Der Referee musste sich zudem den Vorwurf gefallen lassen, seine großzügige Linie nicht konsequent durchgezogen zu haben. Schürrles hartes Einsteigen gegen Riether mit einer Roten Karten zu sanktionieren, war zwar regeltechnisch vertretbar, angesichts der vorangegangen Milde des Unparteiischen aber schwer nachvollziehbar.

Zwei Neue: Der DFB hat für die FIFA-Liste 2012 zwei Neulinge gemeldet.
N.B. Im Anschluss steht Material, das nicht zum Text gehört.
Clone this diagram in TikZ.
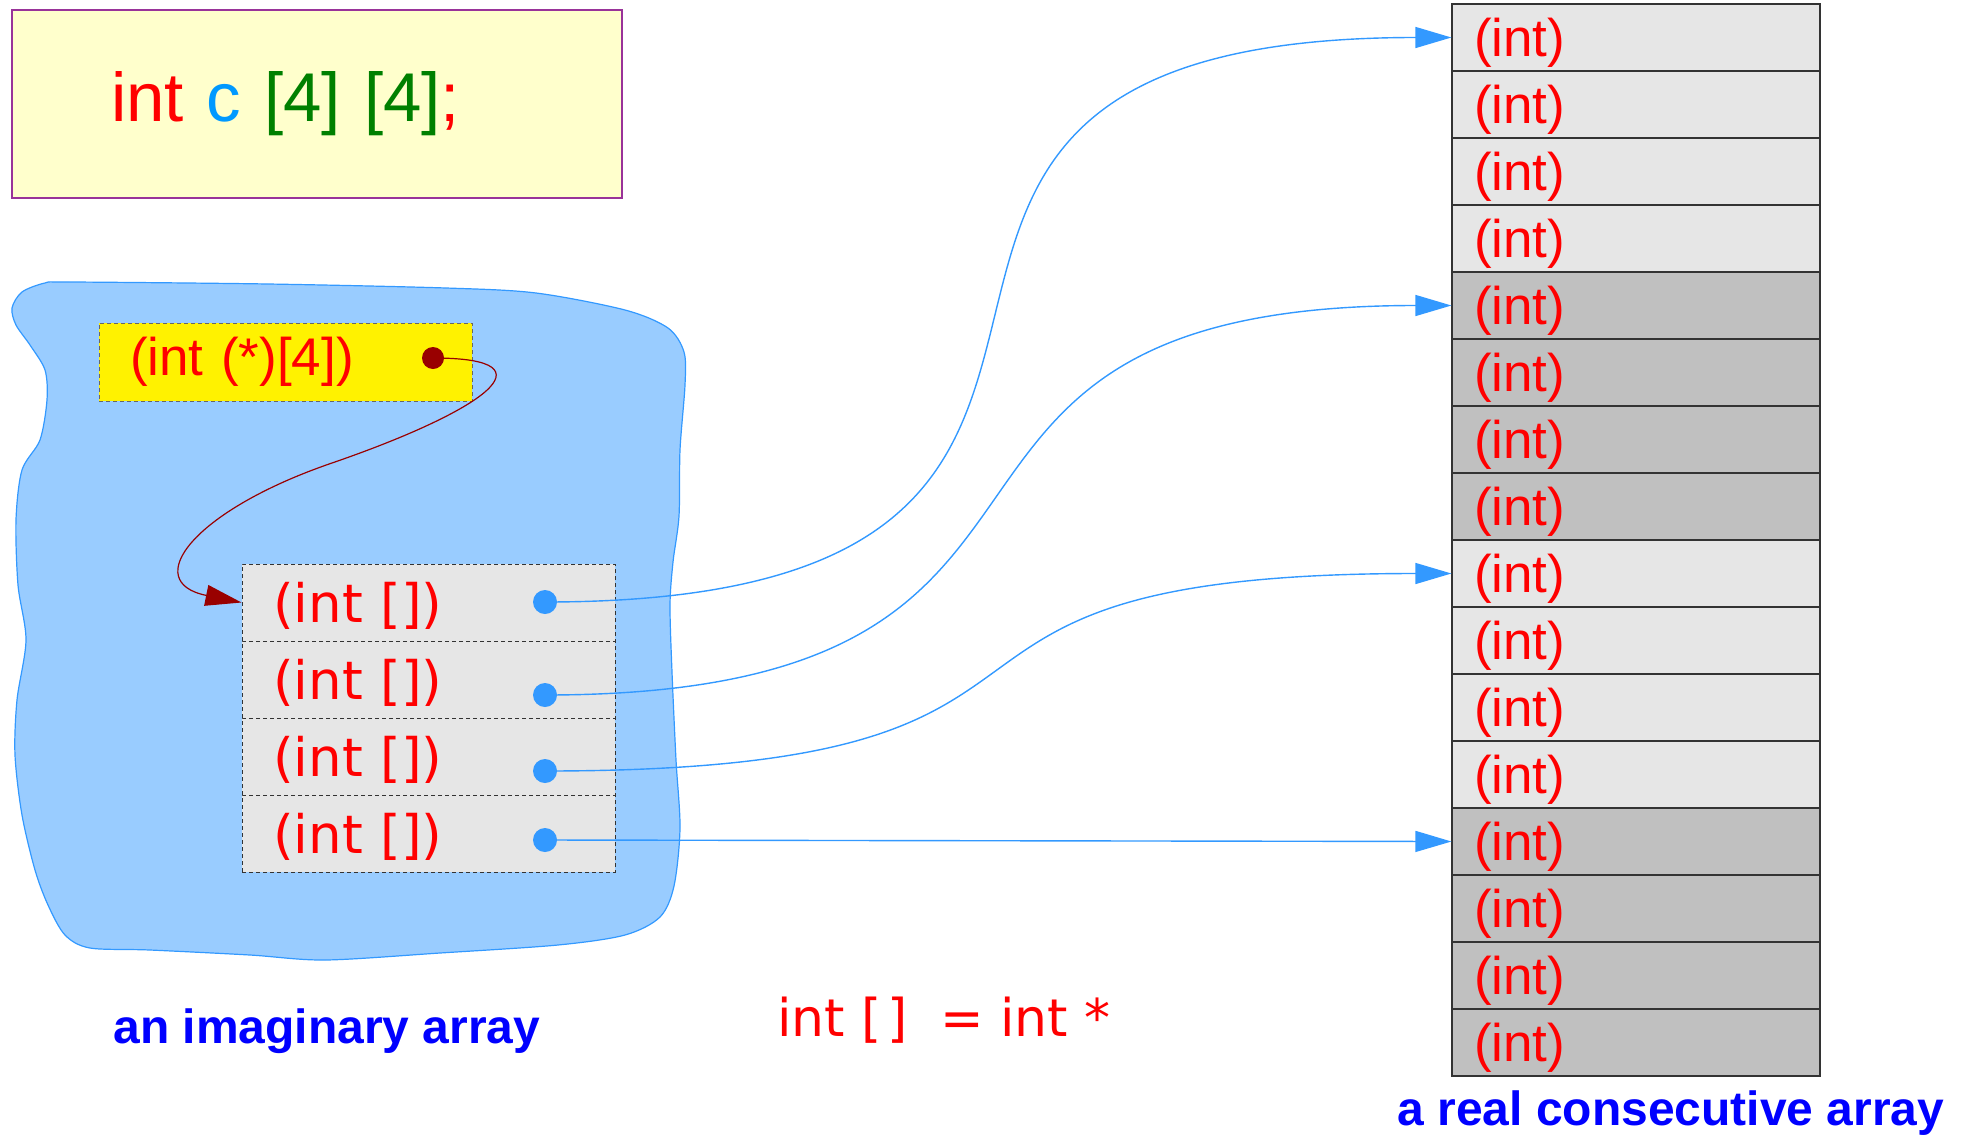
\documentclass[tikz,border=0pt]{standalone}
\usepackage{fontspec}
\setmainfont{Liberation Sans}
\newfontfamily\dejavu{DejaVu Sans}
\usepackage{tikz}
\usetikzlibrary{arrows.meta,positioning}

\definecolor{codebg}{HTML}{FFFFCC}
\definecolor{codeframe}{HTML}{993399}
\definecolor{cblue}{HTML}{0099FF}
\definecolor{cgreen}{HTML}{008000}
\definecolor{blobfill}{HTML}{99CCFF}
\definecolor{blobline}{HTML}{3399FF}
\definecolor{ptrred}{HTML}{990000}
\definecolor{lightcell}{HTML}{E6E6E6}
\definecolor{darkcell}{HTML}{C0C0C0}

\begin{document}
\begin{tikzpicture}[%
        x=0.5pt, y=-0.5pt,
        >={Triangle[length=18pt,width=10.5pt]},
        node distance=33.5pt,
        on grid,
        cellbox/.style={draw=black!80, line width=0.6pt, fill=lightcell, text=red,
            font=\fontsize{26.5}{31}\selectfont, inner xsep=11pt, inner ysep=0pt,
            text width=162pt, align=left, text height=26pt, text depth=7.5pt},
        darkbox/.style={cellbox, fill=darkcell},
        rowbox/.style={draw=black!80, dash pattern=on 2pt off 1.5pt, line width=0.5pt,
            fill=lightcell, text=red, font=\dejavu\fontsize{26.5}{31}\selectfont,
            inner xsep=15.5pt, inner ysep=0pt, text width=155.5pt, align=left,
            text height=29pt, text depth=9.5pt},
        bluedot/.style={circle, fill=blobline, inner sep=0pt, minimum size=12pt},
        reddot/.style={circle, fill=ptrred, inner sep=0pt, minimum size=11pt},
        link/.style={->, blobline, line width=0.7pt},
        caption/.style={font=\bfseries\fontsize{24}{28}\selectfont, text=blue,
            inner sep=0pt, anchor=base west}
        ]

        \useasboundingbox (0,0) rectangle (1963,1135);

        % the imaginary array
        \filldraw[fill=blobfill, draw=blobline, line width=0.6pt]
            plot[smooth cycle] coordinates {(12,308) (22,292) (45,283) (70,282) (268,284)
            (446,288) (536,293) (625,310) (668,328) (684,352) (685,385) (680,450)
            (679,516) (673,562) (670,605) (672,672) (676,760) (680,828) (674,886)
            (660,917) (625,935) (558,945) (440,953) (325,960) (250,955) (150,950)
            (90,948) (65,935) (48,905) (35,870) (22,815) (15,755) (17,700) (26,640)
            (18,585) (16,520) (22,470) (40,440) (47,400) (45,370) (30,345) (16,325)};

        \node[draw=codeframe, line width=0.7pt, fill=codebg, font=\fontsize{34.5}{42}\selectfont,
            inner xsep=49.5pt, inner ysep=0pt, text width=206pt, align=left,
            text height=55.5pt, text depth=38.5pt] (decl) at (317,104)
            {\textcolor{red}{int} \textcolor{cblue}{c} \textcolor{cgreen}{[4] [4]}\textcolor{red}{;}};

        \node[fill=yellow, draw=black!60, dash pattern=on 2pt off 1.5pt, line width=0.5pt,
            text=red, font=\fontsize{26.5}{31}\selectfont, inner xsep=15.5pt, inner ysep=0pt,
            text width=155.5pt, align=left, text height=26pt, text depth=13pt]
            (ptr) at (285.5,362) {(int (*)[4])};

        \node[rowbox] (r1) at (428.5,602.5) {(int [])};
        \node[rowbox] (r2) [below=38.5pt of r1] {(int [])};
        \node[rowbox] (r3) [below=38.5pt of r2] {(int [])};
        \node[rowbox] (r4) [below=38.5pt of r3] {(int [])};

        % the real array
        \node[cellbox] (c1) at (1636,37.5) {(int)};
        \node[cellbox] (c2) [below=of c1] {(int)};
        \node[cellbox] (c3) [below=of c2] {(int)};
        \node[cellbox] (c4) [below=of c3] {(int)};
        \node[darkbox] (c5) [below=of c4] {(int)};
        \node[darkbox] (c6) [below=of c5] {(int)};
        \node[darkbox] (c7) [below=of c6] {(int)};
        \node[darkbox] (c8) [below=of c7] {(int)};
        \node[cellbox] (c9) [below=of c8] {(int)};
        \node[cellbox] (c10) [below=of c9] {(int)};
        \node[cellbox] (c11) [below=of c10] {(int)};
        \node[cellbox] (c12) [below=of c11] {(int)};
        \node[darkbox] (c13) [below=of c12] {(int)};
        \node[darkbox] (c14) [below=of c13] {(int)};
        \node[darkbox] (c15) [below=of c14] {(int)};
        \node[darkbox] (c16) [below=of c15] {(int)};

        \node[bluedot] (d1) at (545,602) {};
        \node[bluedot] (d2) at (545,695) {};
        \node[bluedot] (d3) at (545,771) {};
        \node[bluedot] (d4) at (545,840) {};

        \draw[link] (d1.center) to[out=0,in=180,looseness=1.8] (c1.west);
        \draw[link] (d2.center) to[out=0,in=180,looseness=1.6] (c5.west);
        \draw[link] (d3.center) to[out=0,in=180,looseness=1.7] (c9.west);
        \draw[link] (d4.center) -- (c13.west);

        \coordinate (bend) at (332,463);
        \draw[->, ptrred, line width=0.6pt] (433,358) .. controls (560,358) and (480,412) .. (bend)
            .. controls (192,511) and (140,582) .. (r1.west);
        \node[reddot] (pdot) at (433,358) {};

        \node[text=red, font=\dejavu\fontsize{26}{30}\selectfont, inner sep=0pt,
            anchor=base west] (eq) at (777,1036) {int [\kern2.5pt]\ \ = int *};

        \node[caption] (imag) at (113,1043) {an imaginary array};
        \node[caption] (real) at (1397,1125) {a real consecutive array};

        \end{tikzpicture}
\end{document}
Felix Zwayer und Marco Fritz werden an Stelle von Babak Rafati und Peter Sippel zukünftig auch auf internationaler Ebene pfeifen. In der Bundesliga kamen die beiden jungen Unparteiischen zuletzt regelmäßig zum Einsatz.
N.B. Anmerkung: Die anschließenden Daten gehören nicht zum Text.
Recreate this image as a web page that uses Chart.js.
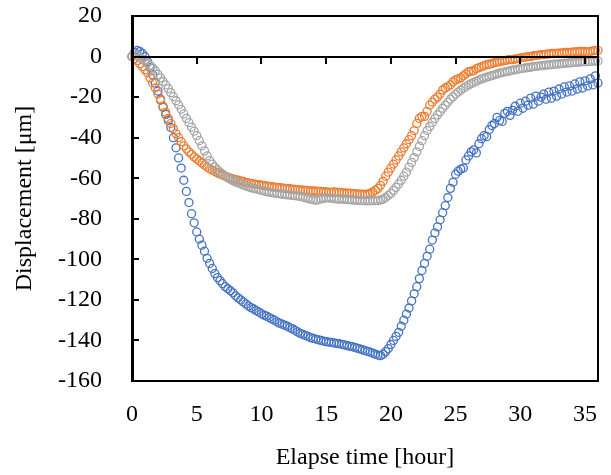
<!DOCTYPE html>
<html>
<head>
<meta charset="utf-8">
<script src="https://cdn.jsdelivr.net/npm/chart.js@4.4.1/dist/chart.umd.min.js"></script>
<style>
  html, body { margin: 0; padding: 0; background: #fff; overflow: hidden; }
  #wrap { width: 611px; height: 475px; }
  canvas { display: block; }
</style>
</head>
<body>
<div id="wrap"><canvas id="disp-chart" width="611" height="475"></canvas></div>
<script>
// elapse time [hour], one reading every 12 minutes
const hours = [
  0, 0.2, 0.4, 0.6, 0.8, 1, 1.2, 1.4, 1.6, 1.8,
  2, 2.2, 2.4, 2.6, 2.8, 3, 3.2, 3.4, 3.6, 3.8,
  4, 4.2, 4.4, 4.6, 4.8, 5, 5.2, 5.4, 5.6, 5.8,
  6, 6.2, 6.4, 6.6, 6.8, 7, 7.2, 7.4, 7.6, 7.8,
  8, 8.2, 8.4, 8.6, 8.8, 9, 9.2, 9.4, 9.6, 9.8,
  10, 10.2, 10.4, 10.6, 10.8, 11, 11.2, 11.4, 11.6, 11.8,
  12, 12.2, 12.4, 12.6, 12.8, 13, 13.2, 13.4, 13.6, 13.8,
  14, 14.2, 14.4, 14.6, 14.8, 15, 15.2, 15.4, 15.6, 15.8,
  16, 16.2, 16.4, 16.6, 16.8, 17, 17.2, 17.4, 17.6, 17.8,
  18, 18.2, 18.4, 18.6, 18.8, 19, 19.2, 19.4, 19.6, 19.8,
  20, 20.2, 20.4, 20.6, 20.8, 21, 21.2, 21.4, 21.6, 21.8,
  22, 22.2, 22.4, 22.6, 22.8, 23, 23.2, 23.4, 23.6, 23.8,
  24, 24.2, 24.4, 24.6, 24.8, 25, 25.2, 25.4, 25.6, 25.8,
  26, 26.2, 26.4, 26.6, 26.8, 27, 27.2, 27.4, 27.6, 27.8,
  28, 28.2, 28.4, 28.6, 28.8, 29, 29.2, 29.4, 29.6, 29.8,
  30, 30.2, 30.4, 30.6, 30.8, 31, 31.2, 31.4, 31.6, 31.8,
  32, 32.2, 32.4, 32.6, 32.8, 33, 33.2, 33.4, 33.6, 33.8,
  34, 34.2, 34.4, 34.6, 34.8, 35, 35.2, 35.4, 35.6, 35.8,
  36
];

// displacement [um]
const blueDisp = [
  0, 2, 3, 2.5, 1.5, 0, -2.5, -5.5, -9, -13,
  -17, -21, -25, -28.5, -31.5, -35, -40, -45, -50, -55,
  -61, -66.5, -72, -77.5, -82, -86.5, -90, -93, -96, -99.5,
  -102, -104.5, -107, -109, -110.5, -112, -113.5, -114.5, -115.5, -116.5,
  -118, -119, -120, -121, -122, -123, -123.8, -124.5, -125.3, -126,
  -126.8, -127.5, -128, -128.7, -129.4, -130, -130.8, -131.5, -132, -132.5,
  -133, -133.7, -134.3, -135, -135.8, -136.5, -137, -137.5, -138, -138.6,
  -139, -139.3, -139.7, -140, -140.3, -140.6, -140.8, -141, -141.2, -141.4,
  -141.6, -141.9, -142.2, -142.5, -142.8, -143, -143.4, -143.8, -144.2, -144.6,
  -145, -145.4, -145.8, -146.3, -146.8, -147.2, -147.5, -146.8, -145.5, -144,
  -142, -140, -138, -136, -133, -130, -127, -124, -120.5, -117,
  -113.5, -109.5, -105.5, -102, -98.5, -95, -90.5, -87, -84, -80.5,
  -77, -73.5, -69.5, -65, -62, -58, -56.5, -55.5, -55, -51,
  -49, -47, -46, -47.5, -43, -40.5, -39, -39.5, -36, -34,
  -33, -30, -31.5, -32, -28, -27, -29, -26.5, -24.5, -27,
  -23, -25.5, -22, -24, -20.5, -23.5, -19.5, -22, -20, -18.5,
  -21, -17.5, -20.5, -17, -19.5, -16, -18.5, -15, -17.5, -14.5,
  -17, -13.5, -16, -12.5, -15.5, -12, -14.5, -11, -14, -9.5,
  -13
];

const orangeDisp = [
  0, -1, -2, -3.5, -5, -6.5, -8, -10.5, -13, -15.5,
  -18.5, -21.5, -24.5, -27.5, -30.5, -33, -35.5, -38, -40, -42,
  -44, -45.5, -47, -48.2, -49.5, -50.5, -51.5, -52.5, -53.5, -54.5,
  -55.3, -56, -56.7, -57.3, -58, -58.5, -59, -59.5, -60, -60.3,
  -60.7, -61, -61.3, -61.6, -62, -62.3, -62.5, -62.8, -63, -63.2,
  -63.4, -63.6, -63.8, -64, -64.2, -64.4, -64.5, -64.7, -64.8, -65,
  -65.1, -65.2, -65.4, -65.5, -65.6, -65.7, -65.9, -66, -66, -66.2,
  -66.3, -66.4, -66.5, -66.5, -66.6, -66.8, -66.9, -67, -66.8, -66.9,
  -67, -67.1, -67.2, -67.3, -67.3, -67.5, -67.6, -67.7, -67.8, -67.9,
  -68, -67.8, -67.4, -66.8, -66, -65, -63.5, -61.5, -59, -57,
  -55, -53, -51, -49, -47, -45, -43, -41, -39, -36.5,
  -33, -30.5, -29.5, -29.5, -27, -24, -22.5, -21, -20, -18.5,
  -16.5, -15.5, -14.8, -14, -12.5, -11.5, -11, -10.5, -9.5, -8.5,
  -7.5, -7.2, -7, -6, -5.5, -5, -4.5, -4, -3.8, -3.5,
  -3, -2.7, -2.5, -2.2, -2, -1.7, -1.5, -1.5, -1.2, -1,
  -0.7, -0.5, -0.3, 0, 0, 0.4, 0.5, 0.7, 1, 1,
  1.2, 1.3, 1.5, 1.5, 1.6, 1.7, 1.8, 2, 2, 2,
  2.2, 2.3, 2.4, 2.5, 2.5, 2.5, 2.3, 2.6, 2.8, 3,
  3
];

const grayDisp = [
  0, 1, 0.5, -0.5, -1.3, -2.2, -3.2, -4.4, -5.6, -7,
  -8.8, -10.5, -12.3, -14, -15.8, -17.8, -19.8, -21.8, -23.8, -26,
  -28.3, -30.5, -32.6, -34.8, -36.8, -39, -41.5, -44, -46.5, -49,
  -51.3, -53, -54.5, -55.8, -57, -58, -59, -59.8, -60.5, -61.2,
  -61.8, -62.3, -62.8, -63.3, -63.8, -64.3, -64.7, -65, -65.3, -65.6,
  -66, -66.3, -66.6, -66.9, -67.1, -67.3, -67.5, -67.7, -67.9, -68,
  -68.2, -68.3, -68.5, -68.6, -68.8, -69, -69.3, -69.6, -70, -70.3,
  -70.6, -70.8, -70.6, -70.2, -69.9, -69.7, -69.7, -69.8, -70, -70.2,
  -70.3, -70.3, -70.4, -70.5, -70.6, -70.7, -70.8, -70.9, -71, -71,
  -71, -71.1, -71.1, -71, -71, -71, -70.7, -70.3, -69.5, -68.5,
  -67.5, -66, -64.5, -62.8, -61, -59, -57, -54.5, -52.2, -49.8,
  -47, -44.3, -41.5, -39, -36.5, -34.5, -32.5, -30.5, -28.8, -27.2,
  -25.5, -24, -22.5, -21, -19.8, -18.5, -17.5, -16.5, -15.6, -14.8,
  -14, -13.4, -12.8, -12.2, -11.6, -11, -10.6, -10.2, -9.8, -9.4,
  -9, -8.6, -8.2, -7.9, -7.6, -7.3, -7, -6.7, -6.5, -6.2,
  -6, -5.8, -5.6, -5.4, -5.2, -5, -4.8, -4.7, -4.5, -4.4,
  -4.2, -4.1, -4, -3.8, -3.7, -3.6, -3.5, -3.3, -3.2, -3.1,
  -3, -2.9, -2.8, -2.7, -2.6, -2.5, -2.5, -2.4, -2.3, -2.3,
  -2.2
];

const xTicks = [0, 5, 10, 15, 20, 25, 30, 35];
const yTicks = [20, 0, -20, -40, -60, -80, -100, -120, -140, -160];

const toPoints = (ys) => hours.map((h, i) => ({ x: h, y: ys[i] }));

// plot box, zero line and tick marks as filled bars, placed through the scales
const framePlugin = {
  id: "frame",
  afterDraw(chart) {
    const { ctx, scales } = chart;
    const left = Math.round(scales.x.getPixelForValue(0));
    const right = Math.round(scales.x.getPixelForValue(36));
    const top = Math.round(scales.y.getPixelForValue(20));
    const bottom = Math.round(scales.y.getPixelForValue(-160));
    const y0 = Math.round(scales.y.getPixelForValue(0));
    ctx.save();
    ctx.fillStyle = "#000";
    ctx.fillRect(left, top - 1, right - left + 1, 2);
    ctx.fillRect(right - 1, top - 1, 2, bottom - top + 2);
    ctx.fillRect(left, bottom - 1, right - left + 1, 2);
    ctx.fillRect(left - 1, y0 - 1, right - left + 1, 2);
    ctx.fillRect(left - 1, top - 1, 3, bottom - top + 2);
    xTicks.forEach((t) => {
      const px = Math.round(scales.x.getPixelForValue(t));
      ctx.fillRect(px - 1, y0, 2, 7);
    });
    yTicks.forEach((t) => {
      const py = Math.round(scales.y.getPixelForValue(t));
      ctx.fillRect(left, py - 1, 7, 2);
    });
    ctx.restore();
  },
};

function makeSet(label, ys, color, order) {
  return {
    label,
    data: toPoints(ys),
    borderColor: color,
    backgroundColor: "rgba(0,0,0,0)",
    borderWidth: 1.3,
    pointRadius: 4,
    pointStyle: "circle",
    showLine: false,
    clip: false,
    order,
  };
}

const ctx = document.getElementById("disp-chart").getContext("2d");
const serif = "'Liberation Serif', 'Times New Roman', serif";

new Chart(ctx, {
  type: "scatter",
  data: {
    datasets: [
      makeSet("Blue", blueDisp, "#4472C4", 3),
      makeSet("Orange", orangeDisp, "#ED7D31", 2),
      makeSet("Gray", grayDisp, "#A5A5A5", 1),
    ],
  },
  options: {
    responsive: false,
    animation: false,
    layout: { padding: { top: 16, right: 13, left: 0, bottom: 0 } },
    plugins: {
      legend: { display: false },
      tooltip: { enabled: false },
    },
    scales: {
      x: {
        type: "linear",
        min: 0,
        max: 36,
        afterFit: (s) => { s.height = 94; s.paddingLeft = 0; s.paddingRight = 0; },
        afterBuildTicks: (s) => { s.ticks = xTicks.map((v) => ({ value: v })); },
        grid: { display: false, drawTicks: false },
        border: { display: false },
        ticks: { color: "#000", font: { family: serif, size: 24 }, padding: 19, maxRotation: 0 },
        title: {
          display: true,
          text: "Elapse time [hour]",
          color: "#000",
          font: { family: serif, size: 24 },
          padding: { top: 0, bottom: 3 },
        },
      },
      y: {
        min: -160,
        max: 20,
        afterFit: (s) => { s.width = 132; s.paddingTop = 0; s.paddingBottom = 0; },
        afterBuildTicks: (s) => { s.ticks = yTicks.map((v) => ({ value: v })); },
        grid: { display: false, drawTicks: false },
        border: { display: false },
        ticks: { color: "#000", font: { family: serif, size: 24 }, padding: 30 },
        title: {
          display: true,
          text: "Displacement [μm]",
          color: "#000",
          font: { family: serif, size: 24 },
          padding: { top: 10, bottom: 0 },
        },
      },
    },
  },
  plugins: [framePlugin],
});
</script>
</body>
</html>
Zwayer wurde dabei zweimal mit der Leitung eines Freitagspiels beauftragt. Bei der Partie zwischen dem FC Augsburg und Bayer Leverkusen unterlief ihm ein gravierender Fehler, als er die Notbremse von Schwaab gegen Mölders nicht mit einem Platzverweis ahndete. Der auch ansonsten nicht immer souveräne Auftritt des Referees wurde mit der SPOX-Note 4,0 bewertet.

Deutlich besser agierte Zwayer zwei Wochen darauf im Rahmen der Begegnung zwischen Stuttgart und dem Hamburger SV. Auch diesmal lag der Berliner Unparteiische einmal daneben, als er nach Tascis Foul an Petric vom gebotenen Elfmeterpfiff absah. Ansonsten wirkte er aber deutlich sicherer (Note 3,0).

Mit der Durchschnittsnote 2,9 liegt Zwayer derzeit auf Platz 10 unserer Tabelle - knapp vor Marco Fritz, der bislang mit soliden Auftritten aufwartete.

Bei seinen beiden Einsätzen im September leistete sich Fritz wie auch bei seinem Saisondebüt jeweils eine Fehlentscheidung (unterlassene Verwarnungen gegen Hummels bei Dortmund - Hertha bzw. Beck bei Hoffenheim - Wolfsburg), erledigte seine Aufgabe aber jedes Mal ordentlich. Für seine Leistung stand in allen drei Fällen eine 3,0 zu Buche.